ECB President Mario Draghi announced on last Thursday what most of us economists and analysts had expected in terms of the ECB’s plans to taper its bond purchases. The ECB will reduce its monthly purchases from €60 billion per month to €30 billion per month from January through September 2018.1 Mr. Draghi also highlighted that rate hikes would not start until long after that.2

Four key factors

  1. It comes as no surprise that Mr. Draghi’s statement and rhetoric during the ECB’s press conference was dovish. A more hawkish tone might have sent the euro much higher, which the ECB does not want. One way the ECB President tried to reinforce this dovishness was to insist that the central bank might purchase assets beyond September 2018.2

    • I remain skeptical about what this statement means. The ECB is constrained on what assets it can buy based on its own self-imposed rules. In a crisis, it could change these rules and, for example, deviate significantly from the capital key3 or buy equities. But these are incredibly politically difficult options and I think the ECB will likely want to avoid expanding the universe of assets it can buy in the absence of a real meltdown in the eurozone.
    • The ECB has been fairly transparent that it plans to buy up all that it is allowed, and I think the bond purchases through September 2018 should allow it to do so but there won’t be much room for further asset purchases beyond the end of the year.
  2. Mr. Draghi went to great pains to highlight the ECB’s reinvestment policy, which some took to be an academic point. I thought this was the most important piece of last Thursday’s announcement.

    • The ECB will begin publishing its bond redemption and reinvestment schedule next month, so we do not yet have perfect data on what has or what will be rolling off or reinvested. What we do know is the ECB started buying assets in March 2015 and the shortest duration it could buy at the time was two years (the minimum duration was later shortened to one year).4 Some bonds have since rolled off and were reinvested starting in March 2017, but probably not a huge amount.
    • According to most estimates, reinvestment will climb significantly next year. Some analysts suggest reinvestments could go up to €15 – €20 billion per month next year. While monthly bond purchases will fall to €30 billion, reinvestments should pick up significantly and so the overall removal of accommodation will be less significant than the headline taper announcement suggests. There are also some in the market who think that reinvestments next year will likely be heavily skewed towards German assets given that the Bundesbank issued a lot of short-term paper over the past two years.
    • If that were the case, we are likely to see spreads over German bunds rise next year. While the ECB will stick to its capital key, we do not as yet have much information on how the reinvestment program will work. Maturing sovereign bonds could be reinvested into corporate bonds in principle, for example. We only know that "redemptions will be reinvested in the jurisdiction in which the maturing bond was issued". 5 Maturing bonds will be reinvested as they fall due or "in the subsequent two months, if warranted by market liquidity conditions".5 The ECB therefore has some flexibility with its reinvestment scheme to tweak according to economic and financial conditions.
  3. Interest rate differentials and monetary policy divergence still matter for the foreign exchange market. Last Thursday’s dovish announcement by the ECB should provide a headwind to a further rally in the euro relative to the US dollar. Once the Fed Chair announcement is out of the way6 and markets begin to price in more than one rate hike next year (we expect two), the US dollar should appreciate relative to the euro.

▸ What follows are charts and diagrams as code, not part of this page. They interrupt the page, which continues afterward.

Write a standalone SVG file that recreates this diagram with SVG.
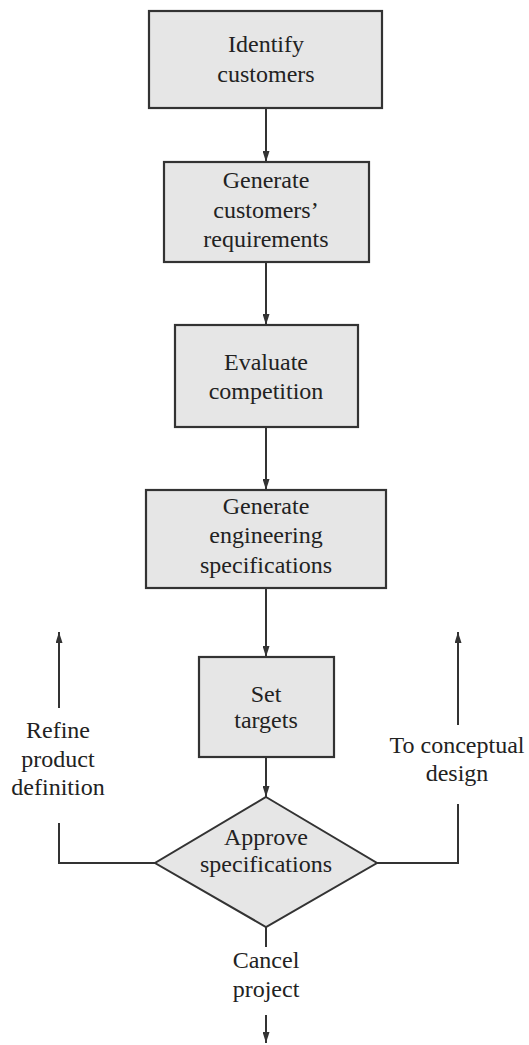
<svg xmlns="http://www.w3.org/2000/svg" width="529" height="1045" viewBox="0 0 529 1045">
  <style>
    .box { fill: #e6e6e6; stroke: #333333; stroke-width: 2.2; }
    .dia { fill: #e6e6e6; stroke: #333333; stroke-width: 2; stroke-linejoin: miter; }
    .lbl { font-size: 24px; fill: #222222; text-anchor: middle; }
    .ln { fill: none; stroke: #333333; stroke-width: 2; }
  </style>
  <defs>
    <marker id="arrow" viewBox="0 0 11 7" refX="11" refY="3.5" markerWidth="11" markerHeight="7" markerUnits="userSpaceOnUse" orient="auto">
      <path d="M0,0 L11,3.5 L0,7 Z" fill="#333333"/>
    </marker>
  </defs>
  <rect width="529" height="1045" fill="#ffffff"/>

  <g id="connectors">
    <line class="ln" x1="266" y1="108" x2="266" y2="162" marker-end="url(#arrow)"/>
    <line class="ln" x1="266" y1="262" x2="266" y2="325" marker-end="url(#arrow)"/>
    <line class="ln" x1="266" y1="427" x2="266" y2="490" marker-end="url(#arrow)"/>
    <line class="ln" x1="266" y1="588" x2="266" y2="657" marker-end="url(#arrow)"/>
    <line class="ln" x1="266" y1="757" x2="266" y2="797" marker-end="url(#arrow)"/>
    <line class="ln" x1="266" y1="927" x2="266" y2="947"/>
    <line class="ln" x1="266" y1="1015" x2="266" y2="1043" marker-end="url(#arrow)"/>
    <polyline class="ln" points="155,863 59,863 59,823"/>
    <line class="ln" x1="59" y1="708" x2="59" y2="632" marker-end="url(#arrow)"/>
    <polyline class="ln" points="377,863 458,863 458,804"/>
    <line class="ln" x1="458" y1="725" x2="458" y2="632" marker-end="url(#arrow)"/>
  </g>

  <g font-family="'Liberation Serif', 'DejaVu Serif', serif">
    <g id="identify">
      <rect class="box" x="149" y="11" width="233" height="97"/>
      <text class="lbl" x="266" y="52">Identify</text>
      <text class="lbl" x="266" y="82">customers</text>
    </g>

    <g id="requirements">
      <rect class="box" x="164" y="162" width="205" height="100"/>
      <text class="lbl" x="266" y="188">Generate</text>
      <text class="lbl" x="266" y="218">customers’</text>
      <text class="lbl" x="266" y="247">requirements</text>
    </g>

    <g id="competition">
      <rect class="box" x="175" y="325" width="183" height="102"/>
      <text class="lbl" x="266" y="370">Evaluate</text>
      <text class="lbl" x="266" y="399">competition</text>
    </g>

    <g id="eng-specs">
      <rect class="box" x="146" y="490" width="240" height="98"/>
      <text class="lbl" x="266" y="514">Generate</text>
      <text class="lbl" x="266" y="543">engineering</text>
      <text class="lbl" x="266" y="573">specifications</text>
    </g>

    <g id="targets">
      <rect class="box" x="199" y="657" width="135" height="100"/>
      <text class="lbl" x="266" y="702">Set</text>
      <text class="lbl" x="266" y="728">targets</text>
    </g>

    <g id="approve">
      <polygon class="dia" points="266,797 377,863 266,927 155,863"/>
      <text class="lbl" x="266" y="845">Approve</text>
      <text class="lbl" x="266" y="872">specifications</text>
    </g>

    <g id="refine">
      <text class="lbl" x="58" y="738">Refine</text>
      <text class="lbl" x="58" y="767">product</text>
      <text class="lbl" x="58" y="795">definition</text>
    </g>

    <g id="conceptual">
      <text class="lbl" x="457" y="753">To conceptual</text>
      <text class="lbl" x="457" y="781">design</text>
    </g>

    <g id="cancel">
      <text class="lbl" x="266" y="968">Cancel</text>
      <text class="lbl" x="266" y="997">project</text>
    </g>
  </g>
</svg>
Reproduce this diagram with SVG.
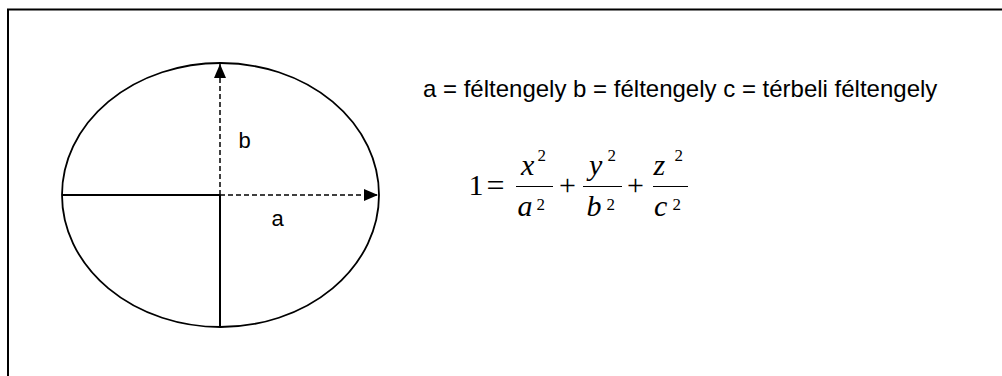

  4. In our view, the ECB’s forward guidance is now time-driven (after tapering is finished) rather than data-driven. This could put the ECB in a bind if inflationary pressures do not come through in 2019.

1 European Central Bank: Press Release – Monetary Policy Decisions, 26 October 2017.
2 The ECB President’s response to a question on the issue during last Thursday’s press conference is available on its website.
3 Deutsche Bundesbank: Understanding The Capital Key, 16 January 2014.
4 Details of the ECB’s Asset Purchasing Program can be found on the bank’s website.
5 European Central Bank: Press Release – Additional Information On Asset Purchase Programme, 27 October 2017.
6 Fed Chair Janet Yellen’s four-year term ends on 3 February 2018. US President Donald Trump is due to announce if he will extend Ms. Yellen’s term, or appoint a new Fed Chair soon.